** Begin **
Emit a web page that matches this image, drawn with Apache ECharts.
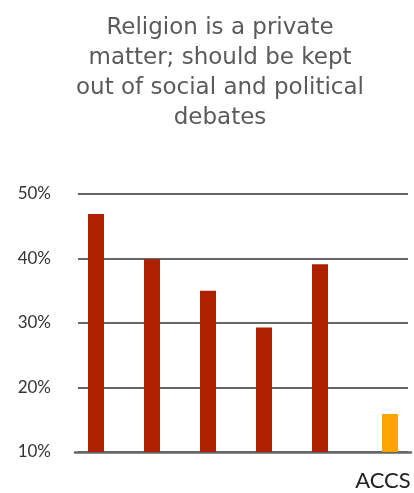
<!DOCTYPE html>
<html>
<head>
<meta charset="utf-8">
<script src="https://cdn.jsdelivr.net/npm/echarts@6/dist/echarts.min.js"></script>
<style>
html,body{margin:0;padding:0;background:#fff;}
#chart{width:414px;height:493px;}
</style>
</head>
<body>
<div id="chart"></div>
<script>
const titleText = 'Religion is a private\nmatter; should be kept\nout of social and political\ndebates';
const categories = ['', '', '', '', '', 'ACCS'];
const mainValues = [46.9, 39.9, 35.0, 29.3, 39.1, null];
const accsValues = [null, null, null, null, null, 15.9];
const yMin = 10, yMax = 50, yStep = 10;

const chart = echarts.init(document.getElementById('chart'), null, {renderer: 'canvas'});
chart.setOption({
  animation: false,
  backgroundColor: '#ffffff',
  title: {
    text: titleText,
    left: 215,
    top: 8,
    textAlign: 'center',
    textStyle: {
      fontFamily: 'DejaVu Sans',
      fontSize: 23,
      fontWeight: 'normal',
      color: '#5a5a5a',
      lineHeight: 30
    }
  },
  grid: [
    {left: 75, right: 3, top: 194, bottom: 41, containLabel: false},
    {left: 78, right: 6, top: 194, bottom: 41, containLabel: false}
  ],
  xAxis: [
    {
      type: 'category', gridIndex: 0, data: categories,
      axisLine: {show: true, lineStyle: {color: '#666', width: 2.5}},
      axisTick: {show: false},
      axisLabel: {show: true, interval: 0, margin: 18, color: '#222', fontFamily: 'Lato', fontSize: 22}
    },
    {
      type: 'category', gridIndex: 1, data: categories,
      show: false
    }
  ],
  yAxis: [
    {
      type: 'value', gridIndex: 0, min: yMin, max: yMax, interval: yStep,
      show: false
    },
    {
      type: 'value', gridIndex: 1, min: yMin, max: yMax, interval: yStep,
      axisLine: {show: false}, axisTick: {show: false},
      axisLabel: {formatter: '{value}%', margin: 27, color: '#333', fontFamily: 'Lato', fontSize: 17},
      splitLine: {show: true, lineStyle: {color: '#666', width: 2}}
    }
  ],
  series: [
    {
      type: 'bar', xAxisIndex: 0, yAxisIndex: 0, data: mainValues,
      barWidth: 16, barGap: '-12.5%',
      itemStyle: {color: '#AD2100'}, z: 3
    },
    {
      type: 'bar', xAxisIndex: 0, yAxisIndex: 0, data: accsValues,
      barWidth: 16, barGap: '-12.5%',
      itemStyle: {color: '#FCA503'}, z: 3
    }
  ]
});
</script>
</body>
</html>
** End **
→ Aim of the task: Begin at the first line of the material and copy each line exactly through the one containing "const yMin = 10, yMax = 50, yStep = 10;". Omit pictures.

→ Exercise solution:
Emit a web page that matches this image, drawn with Apache ECharts.
<!DOCTYPE html>
<html>
<head>
<meta charset="utf-8">
<script src="https://cdn.jsdelivr.net/npm/echarts@6/dist/echarts.min.js"></script>
<style>
html,body{margin:0;padding:0;background:#fff;}
#chart{width:414px;height:493px;}
</style>
</head>
<body>
<div id="chart"></div>
<script>
const titleText = 'Religion is a private\nmatter; should be kept\nout of social and political\ndebates';
const categories = ['', '', '', '', '', 'ACCS'];
const mainValues = [46.9, 39.9, 35.0, 29.3, 39.1, null];
const accsValues = [null, null, null, null, null, 15.9];
const yMin = 10, yMax = 50, yStep = 10;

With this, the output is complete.